● THE TASK
Where a line holds the word "this", copy that line.

————————

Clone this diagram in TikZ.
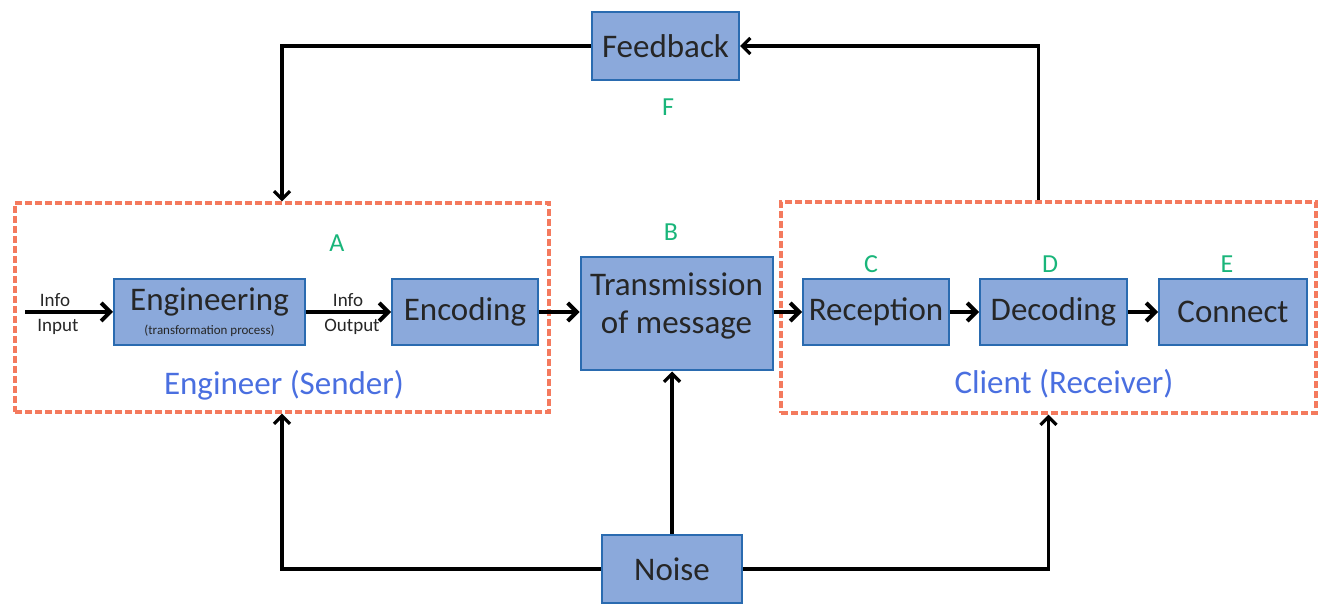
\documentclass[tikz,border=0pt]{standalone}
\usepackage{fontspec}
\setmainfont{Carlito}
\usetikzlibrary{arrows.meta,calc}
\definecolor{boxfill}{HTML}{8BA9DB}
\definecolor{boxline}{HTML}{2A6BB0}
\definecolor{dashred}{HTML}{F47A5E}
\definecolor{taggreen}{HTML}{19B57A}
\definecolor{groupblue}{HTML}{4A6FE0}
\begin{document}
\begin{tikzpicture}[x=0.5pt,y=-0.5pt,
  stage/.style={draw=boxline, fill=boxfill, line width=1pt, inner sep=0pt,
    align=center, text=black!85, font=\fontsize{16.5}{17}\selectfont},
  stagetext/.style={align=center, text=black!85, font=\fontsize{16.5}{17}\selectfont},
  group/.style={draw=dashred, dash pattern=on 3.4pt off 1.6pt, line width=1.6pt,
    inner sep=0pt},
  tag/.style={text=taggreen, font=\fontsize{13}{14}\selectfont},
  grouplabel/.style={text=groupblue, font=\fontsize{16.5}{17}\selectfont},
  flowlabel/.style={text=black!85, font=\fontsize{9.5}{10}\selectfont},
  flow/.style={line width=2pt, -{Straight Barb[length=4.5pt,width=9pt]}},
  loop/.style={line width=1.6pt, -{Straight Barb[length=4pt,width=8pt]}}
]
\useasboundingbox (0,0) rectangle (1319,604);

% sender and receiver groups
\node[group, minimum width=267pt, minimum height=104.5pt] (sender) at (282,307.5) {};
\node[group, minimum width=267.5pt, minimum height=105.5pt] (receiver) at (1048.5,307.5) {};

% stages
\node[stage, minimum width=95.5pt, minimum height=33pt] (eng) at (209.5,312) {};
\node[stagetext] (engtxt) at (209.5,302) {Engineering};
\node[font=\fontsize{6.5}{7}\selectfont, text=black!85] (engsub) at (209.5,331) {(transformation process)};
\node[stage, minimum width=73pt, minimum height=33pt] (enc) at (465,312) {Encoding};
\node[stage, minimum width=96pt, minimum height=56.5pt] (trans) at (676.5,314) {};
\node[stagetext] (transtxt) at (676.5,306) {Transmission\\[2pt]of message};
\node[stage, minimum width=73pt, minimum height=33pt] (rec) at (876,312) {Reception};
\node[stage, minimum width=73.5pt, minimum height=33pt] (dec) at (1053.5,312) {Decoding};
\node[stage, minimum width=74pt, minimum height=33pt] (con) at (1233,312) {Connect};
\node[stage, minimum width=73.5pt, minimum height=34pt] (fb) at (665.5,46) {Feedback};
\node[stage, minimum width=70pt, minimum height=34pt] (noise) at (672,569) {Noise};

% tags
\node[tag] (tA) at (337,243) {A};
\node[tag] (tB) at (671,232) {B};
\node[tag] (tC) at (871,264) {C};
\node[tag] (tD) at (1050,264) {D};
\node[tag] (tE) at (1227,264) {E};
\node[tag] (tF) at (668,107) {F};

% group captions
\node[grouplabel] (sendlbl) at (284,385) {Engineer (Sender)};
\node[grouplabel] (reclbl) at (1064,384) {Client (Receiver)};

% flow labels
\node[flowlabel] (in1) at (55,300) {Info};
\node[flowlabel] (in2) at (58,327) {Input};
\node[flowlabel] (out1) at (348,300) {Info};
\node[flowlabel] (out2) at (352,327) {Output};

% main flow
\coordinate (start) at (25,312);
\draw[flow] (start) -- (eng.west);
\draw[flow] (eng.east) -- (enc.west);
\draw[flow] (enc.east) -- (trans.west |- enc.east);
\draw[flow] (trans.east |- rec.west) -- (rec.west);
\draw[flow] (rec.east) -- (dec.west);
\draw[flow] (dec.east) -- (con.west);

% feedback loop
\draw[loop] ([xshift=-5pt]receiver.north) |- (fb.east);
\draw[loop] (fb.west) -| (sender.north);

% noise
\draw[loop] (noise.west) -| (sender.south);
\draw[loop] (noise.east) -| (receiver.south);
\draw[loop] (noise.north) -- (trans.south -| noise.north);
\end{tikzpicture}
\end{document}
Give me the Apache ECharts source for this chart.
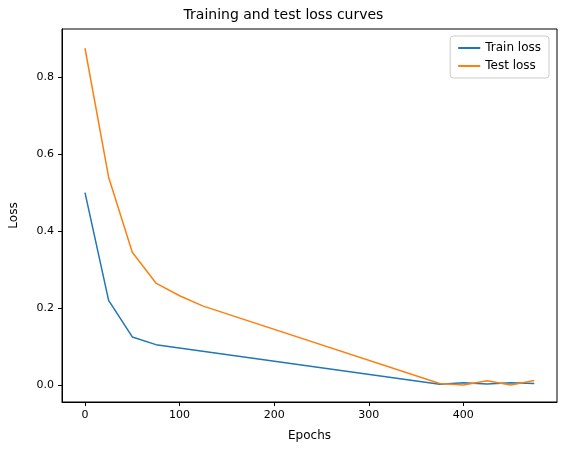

————————

● COMPLETED TASK
Clone this diagram in TikZ.
Give me the Apache ECharts source for this chart.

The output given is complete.